Me by Elton John:
Perhaps he was just in the garden to avoid my mother, in which case I couldn’t really blame him. Even when Dad wasn’t around, Mum had a terrible temper. When I think back to my childhood, I think of Mum’s moods: awful, glowering, miserable silences that descended on the house without warning, during which you walked on eggshells and picked your words very carefully, in case you set her off and got thumped as a result. When she was happy she could be warm and charming and vivacious, but she always seemed to be looking for a reason not to be happy, always seemed to be in search of a fight, always had to have the last word; Uncle Reg famously said she could start an argument in an empty room. I thought for years that I was somehow my fault, that maybe she never really wanted to be a mother: she was only twenty-one when I was born, stuck in a marriage that clearly wasn’t working, forced to live with her mum because money was so tight. But her sister, my auntie Win, told me she was always like that – that when they were kids it was as if a dark cloud used to follow Sheila Harris around, that other children were scared of her and that she seemed to like that.

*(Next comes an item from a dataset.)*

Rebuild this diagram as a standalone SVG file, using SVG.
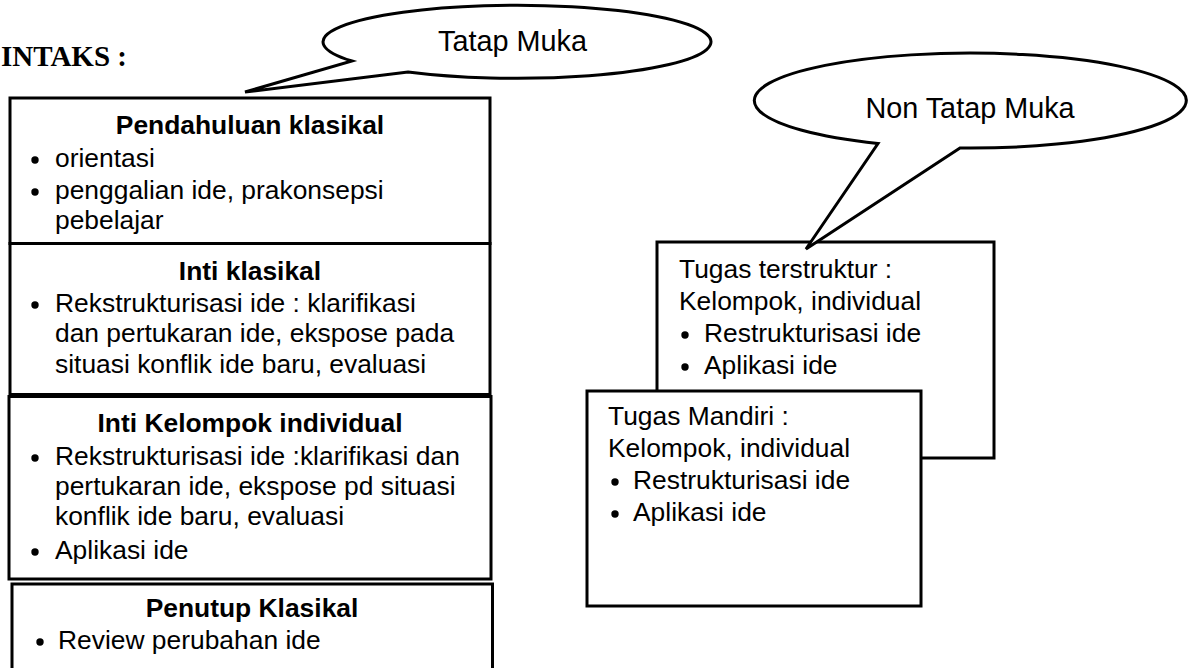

She definitely had some deeply weird ideas about parenting. It was an era when you kept your kids in line by clobbering them, when it was generally held that there was nothing wrong with children that couldn’t be cured by thumping the living daylights out of them. This was a philosophy to which my mother was passionately wedded, which was petrifying and humiliating if it happened in public: there’s nothing like getting a hiding outside Pinner Sainsbury’s, in front of a visibly intrigued crowd of onlookers, for playing havoc with your self-esteem. But some of Mum’s behavior would have been considered disturbing even by the standards of the time. I found our years later that when I was two, she’d toilet-trained me by hitting me with a wire brush until I bled if I didn’t use the potty. My nan had, understandably, gone berserk when she found out what was going on: they didn’t speak for weeks as a result. Nan had gone berserk again when she saw my mother’s remedy for constipation. She laid me on the draining board in the kitchen and stuck carbolic soap up my arse. If she liked to scare people, she must have been overjoyed by me, because I was fucking terrified of her. I loved her – she was my mum – but I spent my childhood in a state of high alert, always trying to ensure that I never did anything that might set her off: if she was happy, I was happy, albeit temporarily.